Baker Hughes Posts 4Q Revenue of $3.19B, Up 16% from 2007

Baker Hughes has announced that net income for the fourth quarter 2008 was $432 million or $1.41 per diluted share compared to $401 million or $1.26 per diluted share for the fourth quarter 2007 and $429 million or $1.39 per diluted share for the third quarter 2008. Net income for the year 2008 was $1.64 billion or $5.30 per diluted share, compared to $1.51 billion or $4.73 per diluted share for the year 2007.

Revenue for the fourth quarter 2008 was $3.19 billion, up 16% compared to $2.74 billion for the fourth quarter 2007 and up 6% compared to $3.01 billion for the third quarter 2008. Revenue for the year 2008 was $11.86 billion, up 14% compared to $10.43 billion for the year 2007. Revenue from North America increased 17% and revenue from outside North America increased 12% for the year 2008 compared to the year 2007.

Results for the fourth quarter 2008 include an impairment of auction rate securities of $25 million after-tax ($0.08 per diluted share).
Chad C. Deaton, Baker Hughes chairman, president and chief executive officer said, "Fourth quarter results were particularly strong in the Western Hemisphere despite the global economic slowdown and eroding commodity prices. In North America, service-intensive horizontal drilling remained strong and our completion and production business posted solid results. Revenue increases in Brazil and Colombia led a strong quarter in Latin America. In the Europe Africa Russia Caspian region, weakening of local currencies against the US dollar, a declining Russian market, as well as weather- and project- related delays in the North Sea and Nigeria impacted our results. Sequentially, Middle East Asia Pacific region revenue increases were led by strong results from Saudi Arabia, Indonesia, and Egypt. For the company as a whole, operating margins were stable and in line with the previous quarters of 2008.

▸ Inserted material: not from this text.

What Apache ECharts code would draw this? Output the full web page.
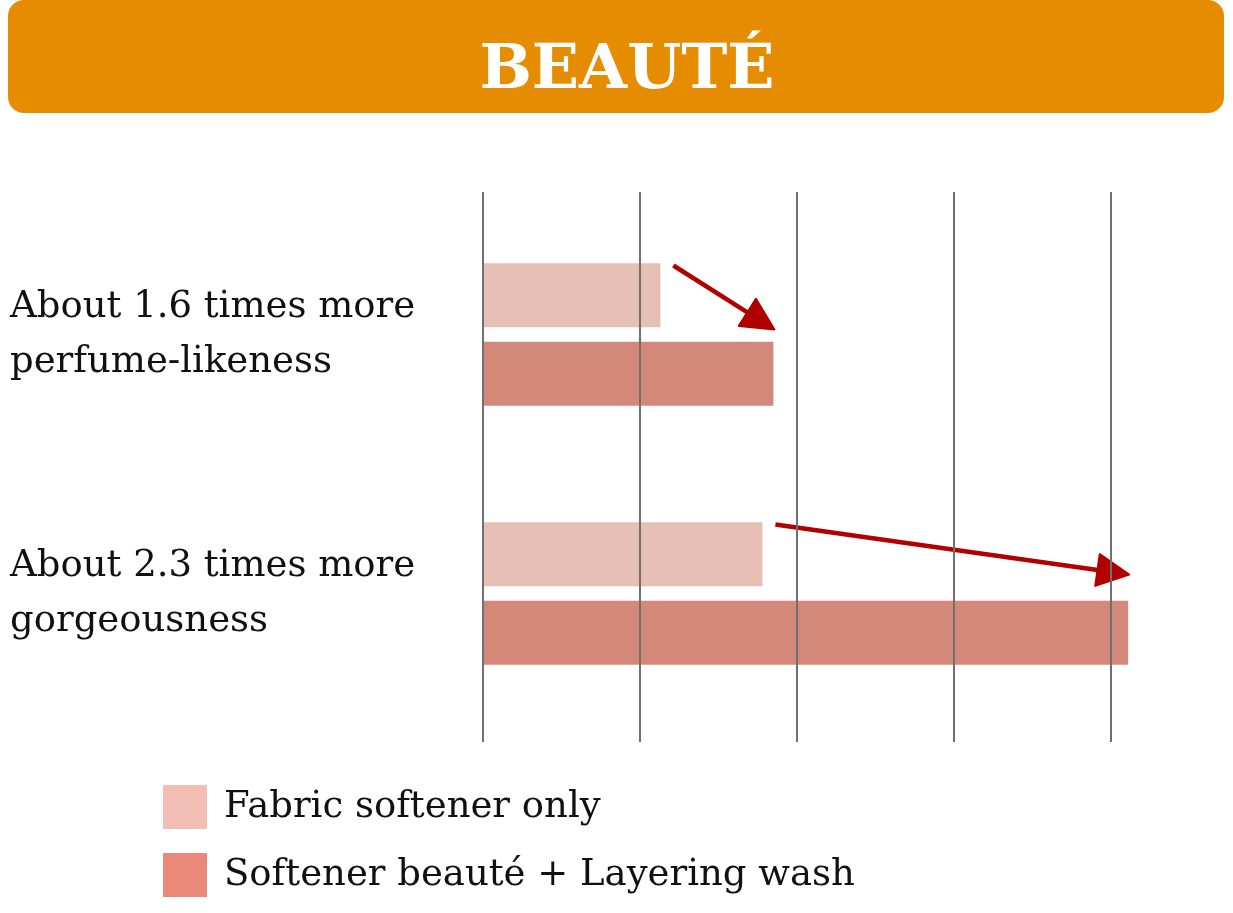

"Looking forward, the outlook for 2009 has continued to deteriorate. The global economic recession, lower oil prices, and reduced access to credit will negatively impact customer spending globally. Many of our international customers are trimming their exploration plans, giving priority to spending on production & development. In North America, where the US rig count has already fallen 25% from peak, customers are continuing to reduce their budgets to address an oversupplied gas market. The depth and duration of the cycle remains uncertain, dependent in part on the timing of the recovery of the global economy.

"We continue to believe that in the long-term the industry will be challenged to offset production declines. When the economy recovers, we expect the demand for energy and the demand for our technology and services will recover in parallel. We will continue to invest in research and engineering, employee development, and in the infrastructure we will need to exit this cycle a stronger competitor in all our markets. That said, we have taken actions to address this downturn and will make further adjustments to our cost structure as conditions dictate."

During the fourth quarter 2008, debt increased $703 million to $2.33 billion and cash and short-term investments increased $828 million to $1.96 billion as compared to the third quarter 2008. The company issued $1.25 billion in long-term debt and repaid approximately $500 million in commercial paper in the fourth quarter 2008. In the first quarter 2009, the company intends to repay approximately $525 million of maturing long-term debt. The next maturities of long-term debt amounting to $500 million are due in November 2013. In the fourth quarter 2008, the company's capital expenditures were $463 million, depreciation and amortization expense was $177 million and dividend payments were $47 million. For the year 2008, capital expenditures were $1.30 billion and depreciation and amortization expense was $637 million compared to $1.13 billion and $521 million in 2007, respectively.

During the fourth quarter 2008, the company repurchased 380,000 shares of common stock at an average price of $42.67 per share for a total of $16 million. At the end of 2008, the company had authorization remaining to repurchase approximately $1.20 billion in common stock.

Oilfield Operations

Oilfield Operations revenue was up 16% in the fourth quarter 2008 compared to the fourth quarter 2007, and was up 6% compared to the third quarter 2008. Profit before tax was up 7% compared to the fourth quarter 2007 and up 6% sequentially compared to the third quarter 2008. The pre-tax operating margin in the fourth quarter 2008 was 22% compared to 24% in the fourth quarter 2007 and 22% in the third quarter 2008.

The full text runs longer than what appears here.